* **Work to be completed**:
Pictures excluded, return the lines below from the first through the line holding "const binWidth = 0.1;".
________________
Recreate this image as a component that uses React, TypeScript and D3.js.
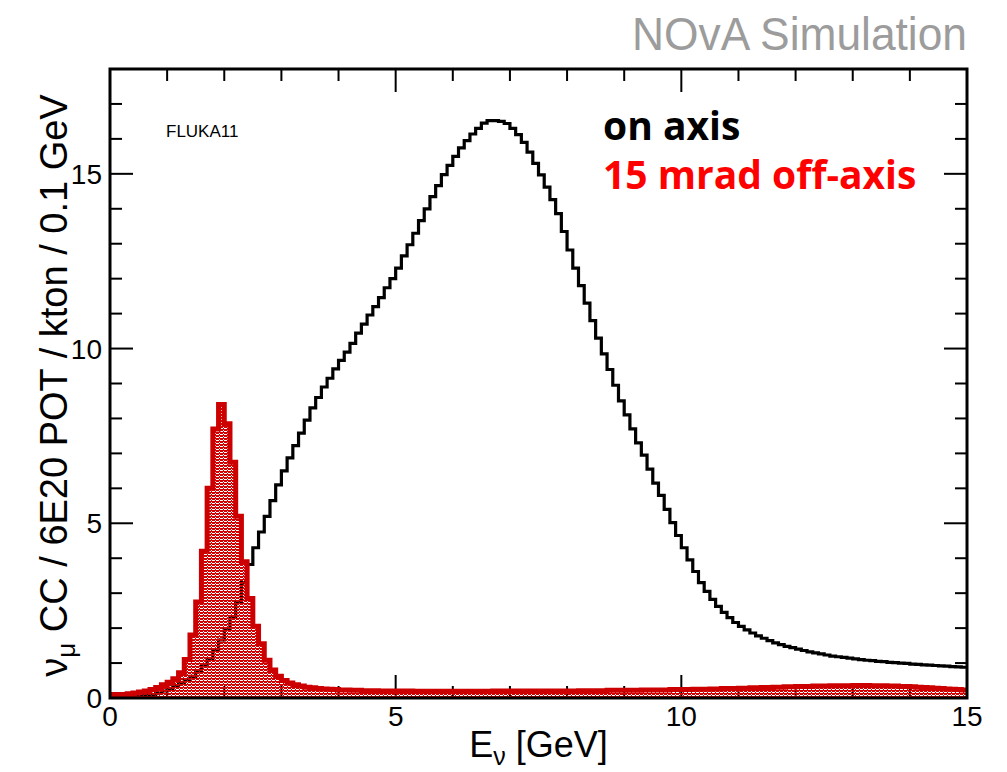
import React from "react";
import * as d3 from "d3";

const binEdgesStart = 0;
const binWidth = 0.1;

const onAxis = [
  0, 0, 0.01, 0.02, 0.03, 0.05, 0.07, 0.1, 0.14, 0.2,
  0.27, 0.35, 0.43, 0.52, 0.62, 0.75, 0.92, 1.12, 1.38, 1.66,
  1.97, 2.32, 2.75, 3.3, 3.82, 4.3, 4.75, 5.2, 5.65, 6.1,
  6.5, 6.87, 7.22, 7.58, 7.95, 8.3, 8.6, 8.9, 9.15, 9.42,
  9.66, 9.9, 10.15, 10.44, 10.7, 10.96, 11.2, 11.46, 11.74, 12.0,
  12.3, 12.65, 12.97, 13.3, 13.66, 14.0, 14.35, 14.66, 14.98, 15.24,
  15.5, 15.74, 15.95, 16.14, 16.3, 16.45, 16.52, 16.52, 16.5, 16.44,
  16.3, 16.12, 15.9, 15.62, 15.3, 14.97, 14.62, 14.26, 13.86, 13.35,
  12.82, 12.3, 11.8, 11.3, 10.8, 10.3, 9.85, 9.4, 8.95, 8.5,
  8.1, 7.7, 7.3, 6.95, 6.55, 6.15, 5.8, 5.4, 5.02, 4.65,
  4.3, 3.95, 3.62, 3.3, 3.05, 2.82, 2.62, 2.45, 2.3, 2.16,
  2.05, 1.95, 1.86, 1.78, 1.71, 1.64, 1.58, 1.53, 1.48, 1.44,
  1.4, 1.36, 1.32, 1.29, 1.26, 1.23, 1.2, 1.18, 1.16, 1.14,
  1.12, 1.1, 1.08, 1.07, 1.05, 1.04, 1.02, 1.01, 1.0, 0.99,
  0.97, 0.96, 0.95, 0.94, 0.93, 0.92, 0.91, 0.9, 0.89, 0.88,
];

const offAxis = [
  0.1, 0.1, 0.1, 0.12, 0.14, 0.17, 0.2, 0.24, 0.3, 0.38,
  0.45, 0.55, 0.72, 1.1, 1.8, 2.75, 4.2, 6.0, 7.7, 8.4,
  7.85, 6.75, 5.2, 3.9, 2.85, 2.05, 1.55, 1.08, 0.8, 0.62,
  0.5, 0.43, 0.38, 0.34, 0.31, 0.29, 0.27, 0.26, 0.25, 0.24,
  0.23, 0.23, 0.22, 0.22, 0.21, 0.21, 0.21, 0.2, 0.2, 0.2,
  0.2, 0.2, 0.2, 0.19, 0.19, 0.19, 0.19, 0.19, 0.19, 0.19,
  0.19, 0.19, 0.19, 0.19, 0.19, 0.19, 0.19, 0.2, 0.2, 0.2,
  0.2, 0.2, 0.2, 0.2, 0.2, 0.2, 0.2, 0.2, 0.2, 0.2,
  0.2, 0.2, 0.21, 0.21, 0.21, 0.21, 0.21, 0.22, 0.22, 0.22,
  0.22, 0.22, 0.22, 0.23, 0.23, 0.23, 0.23, 0.23, 0.24, 0.24,
  0.24, 0.24, 0.25, 0.25, 0.25, 0.26, 0.26, 0.27, 0.27, 0.27,
  0.28, 0.28, 0.29, 0.29, 0.3, 0.3, 0.31, 0.31, 0.32, 0.32,
  0.33, 0.33, 0.33, 0.34, 0.34, 0.34, 0.35, 0.35, 0.35, 0.35,
  0.36, 0.36, 0.36, 0.35, 0.35, 0.35, 0.34, 0.34, 0.33, 0.33,
  0.32, 0.31, 0.3, 0.29, 0.28, 0.27, 0.26, 0.25, 0.24, 0.23,
];

const xMajorTicks = [0, 5, 10, 15];
const xMinorTicks = [1, 2, 3, 4, 6, 7, 8, 9, 11, 12, 13, 14];
const yMajorTicks = [0, 5, 10, 15];
const yMinorTicks = [1, 2, 3, 4, 6, 7, 8, 9, 11, 12, 13, 14, 16, 17];

const legendLabels = ["on axis", "15 mrad off-axis"];

const W = 1007;
const H = 772;
const L = 110, R = 967, T = 69, B = 698;

export default function App() {
  const x = d3.scaleLinear().domain([0, 15]).range([L, R]);
  const y = d3.scaleLinear().domain([0, 18]).range([B, T]);

  const toPts = (vals: number[]) => {
    const pts: [number, number][] = vals.map((v, i) => [binEdgesStart + i * binWidth, v]);
    pts.push([binEdgesStart + vals.length * binWidth, vals[vals.length - 1]]);
    return pts;
  };

  const line = d3
    .line<[number, number]>()
    .x((d) => x(d[0]))
    .y((d) => y(d[1]))
    .curve(d3.curveStepAfter);
  const area = d3
    .area<[number, number]>()
    .x((d) => x(d[0]))
    .y0(y(0))
    .y1((d) => y(d[1]))
    .curve(d3.curveStepAfter);

  const blackPts = toPts(onAxis);
  const redPts = toPts(offAxis);
  const majorLen = 23;
  const minorLen = 12;
  const font = "'Liberation Sans', Arial, sans-serif";
  const legendFont = "'Open Sans', Lato, sans-serif";

  return (
    <svg width={W} height={H} style={{ display: "block", position: "absolute", left: 0, top: 0 }}>
      <defs>
        <pattern id="dots" width="4" height="3" patternUnits="userSpaceOnUse">
          <rect x="0" y="0" width="4" height="1" fill="#d40000" />
          <rect x="0" y="1" width="3" height="1" fill="#d40000" />
          <rect x="3" y="2" width="1" height="1" fill="#d40000" />
        </pattern>
        <clipPath id="plot">
          <rect x={L} y={T} width={R - L} height={B - T} />
        </clipPath>
      </defs>
      <rect x={0} y={0} width={W} height={H} fill="#fff" />
      <text x={967} y={50} textAnchor="end" fill="#9c9c9c"
        style={{ fontFamily: "'Liberation Sans Narrow', 'Liberation Sans', Arial, sans-serif", fontSize: 47 }}
        textLength={335} lengthAdjust="spacingAndGlyphs">NOvA Simulation</text>

      {/* ticks */}
      <g stroke="#000" strokeWidth={2}>
        {xMajorTicks.map((t) => (
          <g key={"xm" + t}>
            <line x1={x(t)} x2={x(t)} y1={B} y2={B - majorLen} />
            <line x1={x(t)} x2={x(t)} y1={T} y2={T + majorLen} />
          </g>
        ))}
        {xMinorTicks.map((t) => (
          <g key={"xn" + t}>
            <line x1={x(t)} x2={x(t)} y1={B} y2={B - minorLen} />
            <line x1={x(t)} x2={x(t)} y1={T} y2={T + minorLen} />
          </g>
        ))}
        {yMajorTicks.map((t) => (
          <g key={"ym" + t}>
            <line x1={L} x2={L + majorLen} y1={y(t)} y2={y(t)} />
            <line x1={R} x2={R - majorLen} y1={y(t)} y2={y(t)} />
          </g>
        ))}
        {yMinorTicks.map((t) => (
          <g key={"yn" + t}>
            <line x1={L} x2={L + minorLen} y1={y(t)} y2={y(t)} />
            <line x1={R} x2={R - minorLen} y1={y(t)} y2={y(t)} />
          </g>
        ))}
      </g>

      <g clipPath="url(#plot)">
        <path d={line(blackPts) ?? ""} fill="none" stroke="#000" strokeWidth={3.2} />
        <path d={area(redPts) ?? ""} fill="url(#dots)" stroke="none" />
        <path d={line(redPts) ?? ""} fill="none" stroke="#cc0000" strokeWidth={5} />
      </g>

      <rect x={L} y={T} width={R - L} height={B - T} fill="none" stroke="#000" strokeWidth={3} />

      {/* tick labels */}
      <g style={{ fontFamily: font, fontSize: 28 }} fill="#000">
        {xMajorTicks.map((t) => (
          <text key={"xl" + t} x={x(t)} y={726} textAnchor="middle">{t}</text>
        ))}
        {yMajorTicks.map((t) => (
          <text key={"yl" + t} x={102} y={y(t) + 10} textAnchor="end">{t}</text>
        ))}
      </g>

      {/* axis titles */}
      <text x={(L + R) / 2} y={757} textAnchor="middle" style={{ fontFamily: font, fontSize: 36 }}>
        E<tspan dy={8} style={{ fontSize: 25 }}>ν</tspan>
        <tspan dy={-8}> [GeV]</tspan>
      </text>
      <text transform={`translate(67, ${(T + B) / 2 + 2}) rotate(-90)`} textAnchor="middle"
        style={{ fontFamily: font, fontSize: 38 }}>
        ν<tspan dy={8} style={{ fontSize: 26 }}>μ</tspan>
        <tspan dy={-8}> CC / 6E20 POT / kton / 0.1 GeV</tspan>
      </text>

      <text x={166} y={137} style={{ fontFamily: font, fontSize: 17 }}>FLUKA11</text>

      <text x={603} y={140} style={{ fontFamily: legendFont, fontSize: 39, fontWeight: 700 }} fill="#000">{legendLabels[0]}</text>
      <text x={603} y={189} style={{ fontFamily: legendFont, fontSize: 39, fontWeight: 700 }} fill="#ff0000">{legendLabels[1]}</text>
    </svg>
  );
}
________________
* **Task answer**:
Recreate this image as a component that uses React, TypeScript and D3.js.
import React from "react";
import * as d3 from "d3";

const binEdgesStart = 0;
const binWidth = 0.1;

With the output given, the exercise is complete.